Local Tips Couples Wish They Knew

One thing Kauai locals and experienced wedding planners will tell you immediately is that Kauai County takes its permitting rules for public beaches and state parks seriously, and enforcement has increased in recent years. If you are planning a ceremony on a public beach, even a small intimate one, you will need a permit from the county or the state Department of Land and Natural Resources depending on the specific location. Some beaches allow amplified sound and others do not, some limit your party to a specific size, and others require that you use only specific access points. Your officiant alone on a beach with just the two of you may not require a permit in all cases, but the moment you have chairs, a sound system, or more than a handful of guests, you are almost certainly in permitted territory. Working with a local coordinator who has established relationships with the permitting offices is genuinely worth the cost.

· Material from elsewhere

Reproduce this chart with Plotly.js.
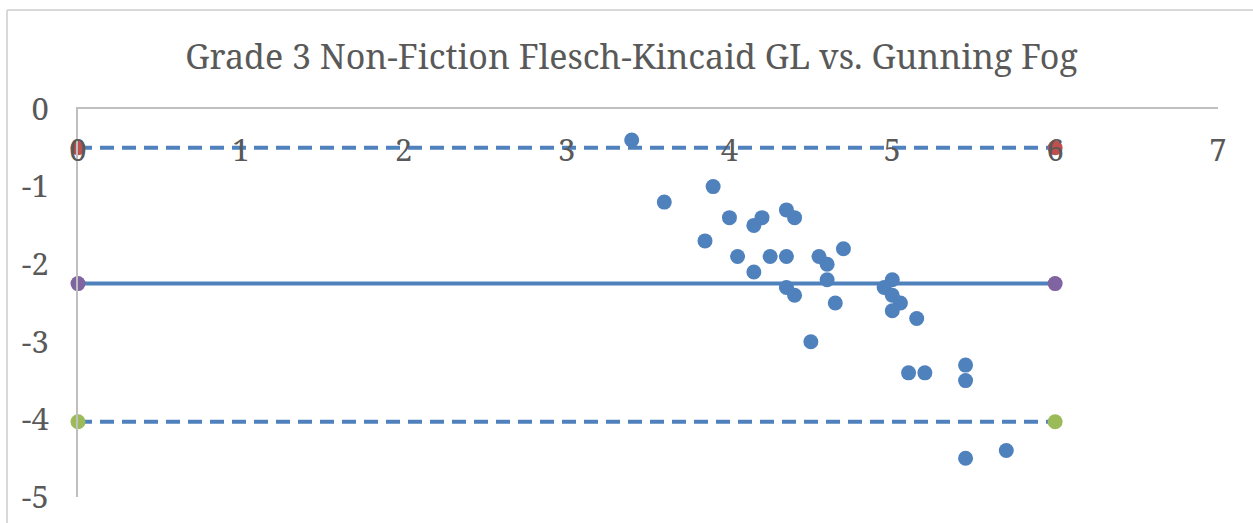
<!DOCTYPE html>
<html>
<head>
<meta charset="utf-8">
<script src="https://cdn.plot.ly/plotly-3.0.1.min.js"></script>
<style>html,body{margin:0;padding:0;background:#fff;}#chart{width:1253px;height:523px;}</style>
</head>
<body>
<div id="chart"></div>
<script>
// Scatter data (mean grade level vs difference)
const xVals = [3.40, 3.60, 3.90, 3.85, 4.00, 4.05, 4.15, 4.20, 4.15, 4.25,
               4.35, 4.40, 4.35, 4.35, 4.40, 4.50, 4.55, 4.60, 4.70, 4.60,
               4.65, 5.00, 4.95, 5.00, 5.05, 5.00, 5.15, 5.10, 5.20, 5.45,
               5.45, 5.45, 5.70];
const yVals = [-0.4, -1.2, -1.0, -1.7, -1.4, -1.9, -1.5, -1.4, -2.1, -1.9,
               -1.3, -1.4, -1.9, -2.3, -2.4, -3.0, -1.9, -2.0, -1.8, -2.2,
               -2.5, -2.2, -2.3, -2.4, -2.5, -2.6, -2.7, -3.4, -3.4, -3.3,
               -3.5, -4.5, -4.4];
// Reference lines (upper limit, mean, lower limit)
const lineX = [0, 6];
const upperLimit = -0.5;
const meanDiff = -2.25;
const lowerLimit = -4.03;
// Tick labels
const xTickVals = [0, 1, 2, 3, 4, 5, 6, 7];
const xTickText = ['0', '1', '2', '3', '4', '5', '6', '7'];
const yTickVals = [0, -1, -2, -3, -4, -5];
const yTickText = ['0', '-1', '-2', '-3', '-4', '-5'];
const chartTitle = 'Grade 3 Non-Fiction Flesch-Kincaid GL vs. Gunning Fog';

const blue = '#4F81BD';
const serif = "'Noto Serif', 'DejaVu Serif', serif";
const traces = [
  {x: lineX, y: [upperLimit, upperLimit], mode: 'lines+markers', type: 'scatter',
   line: {color: blue, width: 4, dash: '14px,8px'}, marker: {color: '#C0504D', size: 15}, cliponaxis: false, hoverinfo: 'none'},
  {x: lineX, y: [meanDiff, meanDiff], mode: 'lines+markers', type: 'scatter',
   line: {color: blue, width: 4}, marker: {color: '#8064A2', size: 15}, cliponaxis: false, hoverinfo: 'none'},
  {x: lineX, y: [lowerLimit, lowerLimit], mode: 'lines+markers', type: 'scatter',
   line: {color: blue, width: 4, dash: '14px,8px'}, marker: {color: '#9BBB59', size: 15}, cliponaxis: false, hoverinfo: 'none'},
  {x: xVals, y: yVals, xaxis: 'x2', mode: 'markers', type: 'scatter',
   marker: {color: blue, size: 15}, cliponaxis: false}
];

const layout = {
  width: 1253, height: 523,
  margin: {l: 78, r: 35, t: 109, b: 26},
  paper_bgcolor: '#fff', plot_bgcolor: '#fff',
  showlegend: false,
  font: {family: serif, color: '#595959'},
  title: {text: chartTitle, font: {size: 34, color: '#595959', family: serif},
          x: 0.504, xref: 'container', xanchor: 'center', y: 0.891, yref: 'container', yanchor: 'middle'},
  xaxis: {range: [0, 7], side: 'top', showticklabels: false, ticks: '',
          showgrid: false, zeroline: false, showline: true, linecolor: '#BFBFBF', linewidth: 2,
          fixedrange: true},
  xaxis2: {range: [0, 7], overlaying: 'x', anchor: 'free', position: 0.948, side: 'bottom',
           tickvals: xTickVals, ticktext: xTickText, ticks: '', ticklabelstandoff: 0,
           showgrid: false, zeroline: false, showline: false,
           tickfont: {size: 31, color: '#595959', family: serif}, fixedrange: true},
  yaxis: {range: [-5, 0], tickvals: yTickVals, ticktext: yTickText, ticks: '',
          ticklabelstandoff: 21,
          showgrid: false, zeroline: false, showline: true, linecolor: '#BFBFBF', linewidth: 2,
          tickfont: {size: 31, color: '#595959', family: serif}, fixedrange: true},
  shapes: [
    {type: 'line', xref: 'paper', yref: 'paper', x0: -0.0623, x1: 1.1, y0: 1.2552, y1: 1.2552, line: {color: '#D9D9D9', width: 2}},
    {type: 'line', xref: 'paper', yref: 'paper', x0: -0.0623, x1: -0.0623, y0: -0.2, y1: 1.2552, line: {color: '#D9D9D9', width: 2}}
  ]
};

Plotly.newPlot('chart', traces, layout, {displayModeBar: false, staticPlot: true});
</script>
</body>
</html>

Another reality that surprises couples is Kauai's road infrastructure. The island has essentially one highway that circles part of the coast, and it does not connect all the way around. The north shore (Hanalei side) and the south shore (Poipu side) are about an hour apart in good traffic, which can stretch to 90 minutes or more during afternoon hours when tourism activity peaks. If your guests are staying in different parts of the island, coordinating shuttle transportation for the wedding day is strongly advisable. Finally, embrace the idea that your wedding will run on island time: sunsets happen fast and are non-negotiable, so build your ceremony schedule around the light rather than the other way around. Locals plan ceremonies to end 20 to 30 minutes before sunset, giving photographers the golden hour they need without racing the dark.